▶ SHORT EXERCISE: Restate the whole of the material. Keep every word, and drop the pictures.

----- RECORDED DATA

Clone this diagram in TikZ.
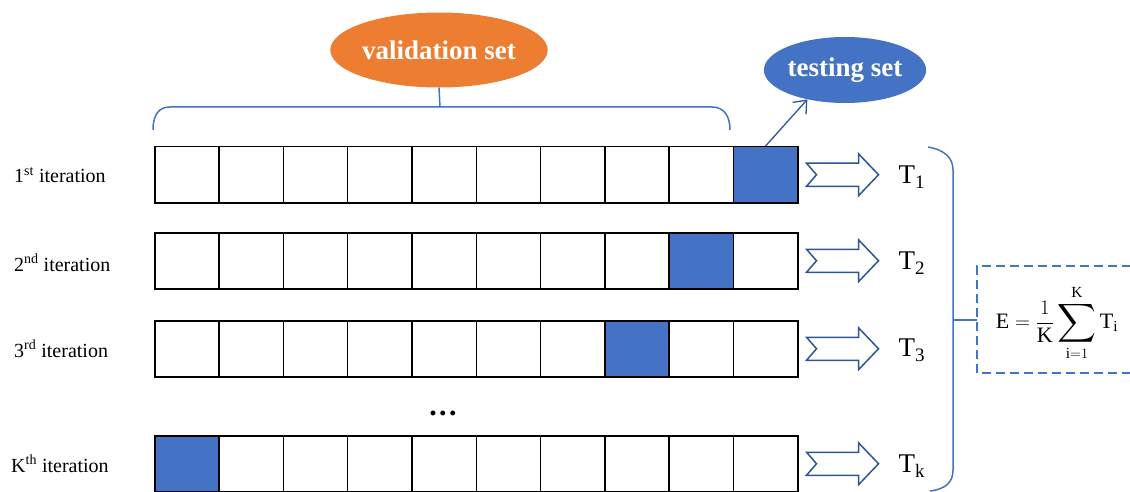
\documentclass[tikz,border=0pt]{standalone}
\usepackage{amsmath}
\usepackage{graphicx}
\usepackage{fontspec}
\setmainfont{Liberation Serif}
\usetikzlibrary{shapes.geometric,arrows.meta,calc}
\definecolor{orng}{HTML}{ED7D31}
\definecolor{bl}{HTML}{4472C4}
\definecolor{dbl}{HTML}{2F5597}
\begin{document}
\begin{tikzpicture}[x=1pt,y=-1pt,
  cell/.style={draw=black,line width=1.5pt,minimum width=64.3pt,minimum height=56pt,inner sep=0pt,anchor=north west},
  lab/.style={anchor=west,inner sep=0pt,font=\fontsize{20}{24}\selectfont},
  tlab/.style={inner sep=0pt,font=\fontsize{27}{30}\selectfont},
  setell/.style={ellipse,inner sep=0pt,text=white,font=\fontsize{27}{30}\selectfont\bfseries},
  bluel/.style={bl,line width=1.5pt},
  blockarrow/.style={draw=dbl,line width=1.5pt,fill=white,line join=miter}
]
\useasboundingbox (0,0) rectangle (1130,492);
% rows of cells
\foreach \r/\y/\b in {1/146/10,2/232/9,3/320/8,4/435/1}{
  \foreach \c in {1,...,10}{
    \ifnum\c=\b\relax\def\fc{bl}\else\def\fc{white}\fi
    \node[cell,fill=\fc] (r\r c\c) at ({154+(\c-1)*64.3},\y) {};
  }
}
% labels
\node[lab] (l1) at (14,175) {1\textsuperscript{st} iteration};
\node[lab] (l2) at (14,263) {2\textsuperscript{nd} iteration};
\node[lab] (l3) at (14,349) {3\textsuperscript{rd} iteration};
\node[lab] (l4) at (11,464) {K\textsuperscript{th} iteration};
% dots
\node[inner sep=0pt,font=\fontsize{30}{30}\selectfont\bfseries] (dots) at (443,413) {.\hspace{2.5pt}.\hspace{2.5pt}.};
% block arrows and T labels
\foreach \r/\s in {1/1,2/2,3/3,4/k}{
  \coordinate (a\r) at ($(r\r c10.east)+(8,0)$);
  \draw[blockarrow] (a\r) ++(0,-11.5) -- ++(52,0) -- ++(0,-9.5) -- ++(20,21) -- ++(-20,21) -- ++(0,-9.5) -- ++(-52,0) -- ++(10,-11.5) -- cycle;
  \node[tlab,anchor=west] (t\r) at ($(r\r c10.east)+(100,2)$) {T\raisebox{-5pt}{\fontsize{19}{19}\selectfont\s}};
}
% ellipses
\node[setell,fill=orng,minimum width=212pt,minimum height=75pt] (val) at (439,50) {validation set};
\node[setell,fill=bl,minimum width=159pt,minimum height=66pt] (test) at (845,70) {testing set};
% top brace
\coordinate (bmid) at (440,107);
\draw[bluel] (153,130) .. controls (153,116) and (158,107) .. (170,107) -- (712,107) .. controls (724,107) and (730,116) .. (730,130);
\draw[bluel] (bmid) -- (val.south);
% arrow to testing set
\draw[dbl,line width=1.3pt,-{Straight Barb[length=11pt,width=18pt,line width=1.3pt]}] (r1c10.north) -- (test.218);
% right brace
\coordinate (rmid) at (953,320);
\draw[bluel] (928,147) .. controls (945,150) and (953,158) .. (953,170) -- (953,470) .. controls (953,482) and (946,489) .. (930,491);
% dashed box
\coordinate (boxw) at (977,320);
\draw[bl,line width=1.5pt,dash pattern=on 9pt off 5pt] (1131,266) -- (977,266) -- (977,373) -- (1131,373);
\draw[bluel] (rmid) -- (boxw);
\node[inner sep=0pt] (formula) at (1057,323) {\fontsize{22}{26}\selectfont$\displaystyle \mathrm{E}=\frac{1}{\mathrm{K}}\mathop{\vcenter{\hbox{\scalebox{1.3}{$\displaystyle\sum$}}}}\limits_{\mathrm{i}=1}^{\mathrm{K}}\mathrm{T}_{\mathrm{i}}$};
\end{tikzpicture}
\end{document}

----------

▶ ANSWER TO THIS TASK:
Clone this diagram in TikZ.
\documentclass[tikz,border=0pt]{standalone}
\usepackage{amsmath}
\usepackage{graphicx}
\usepackage{fontspec}
\setmainfont{Liberation Serif}
\usetikzlibrary{shapes.geometric,arrows.meta,calc}
\definecolor{orng}{HTML}{ED7D31}
\definecolor{bl}{HTML}{4472C4}
\definecolor{dbl}{HTML}{2F5597}
\begin{document}
\begin{tikzpicture}[x=1pt,y=-1pt,
  cell/.style={draw=black,line width=1.5pt,minimum width=64.3pt,minimum height=56pt,inner sep=0pt,anchor=north west},
  lab/.style={anchor=west,inner sep=0pt,font=\fontsize{20}{24}\selectfont},
  tlab/.style={inner sep=0pt,font=\fontsize{27}{30}\selectfont},
  setell/.style={ellipse,inner sep=0pt,text=white,font=\fontsize{27}{30}\selectfont\bfseries},
  bluel/.style={bl,line width=1.5pt},
  blockarrow/.style={draw=dbl,line width=1.5pt,fill=white,line join=miter}
]
\useasboundingbox (0,0) rectangle (1130,492);
% rows of cells
\foreach \r/\y/\b in {1/146/10,2/232/9,3/320/8,4/435/1}{
  \foreach \c in {1,...,10}{
    \ifnum\c=\b\relax\def\fc{bl}\else\def\fc{white}\fi
    \node[cell,fill=\fc] (r\r c\c) at ({154+(\c-1)*64.3},\y) {};
  }
}
% labels
\node[lab] (l1) at (14,175) {1\textsuperscript{st} iteration};
\node[lab] (l2) at (14,263) {2\textsuperscript{nd} iteration};
\node[lab] (l3) at (14,349) {3\textsuperscript{rd} iteration};
\node[lab] (l4) at (11,464) {K\textsuperscript{th} iteration};
% dots
\node[inner sep=0pt,font=\fontsize{30}{30}\selectfont\bfseries] (dots) at (443,413) {.\hspace{2.5pt}.\hspace{2.5pt}.};
% block arrows and T labels
\foreach \r/\s in {1/1,2/2,3/3,4/k}{
  \coordinate (a\r) at ($(r\r c10.east)+(8,0)$);
  \draw[blockarrow] (a\r) ++(0,-11.5) -- ++(52,0) -- ++(0,-9.5) -- ++(20,21) -- ++(-20,21) -- ++(0,-9.5) -- ++(-52,0) -- ++(10,-11.5) -- cycle;
  \node[tlab,anchor=west] (t\r) at ($(r\r c10.east)+(100,2)$) {T\raisebox{-5pt}{\fontsize{19}{19}\selectfont\s}};
}
% ellipses
\node[setell,fill=orng,minimum width=212pt,minimum height=75pt] (val) at (439,50) {validation set};
\node[setell,fill=bl,minimum width=159pt,minimum height=66pt] (test) at (845,70) {testing set};
% top brace
\coordinate (bmid) at (440,107);
\draw[bluel] (153,130) .. controls (153,116) and (158,107) .. (170,107) -- (712,107) .. controls (724,107) and (730,116) .. (730,130);
\draw[bluel] (bmid) -- (val.south);
% arrow to testing set
\draw[dbl,line width=1.3pt,-{Straight Barb[length=11pt,width=18pt,line width=1.3pt]}] (r1c10.north) -- (test.218);
% right brace
\coordinate (rmid) at (953,320);
\draw[bluel] (928,147) .. controls (945,150) and (953,158) .. (953,170) -- (953,470) .. controls (953,482) and (946,489) .. (930,491);
% dashed box
\coordinate (boxw) at (977,320);
\draw[bl,line width=1.5pt,dash pattern=on 9pt off 5pt] (1131,266) -- (977,266) -- (977,373) -- (1131,373);
\draw[bluel] (rmid) -- (boxw);
\node[inner sep=0pt] (formula) at (1057,323) {\fontsize{22}{26}\selectfont$\displaystyle \mathrm{E}=\frac{1}{\mathrm{K}}\mathop{\vcenter{\hbox{\scalebox{1.3}{$\displaystyle\sum$}}}}\limits_{\mathrm{i}=1}^{\mathrm{K}}\mathrm{T}_{\mathrm{i}}$};
\end{tikzpicture}
\end{document}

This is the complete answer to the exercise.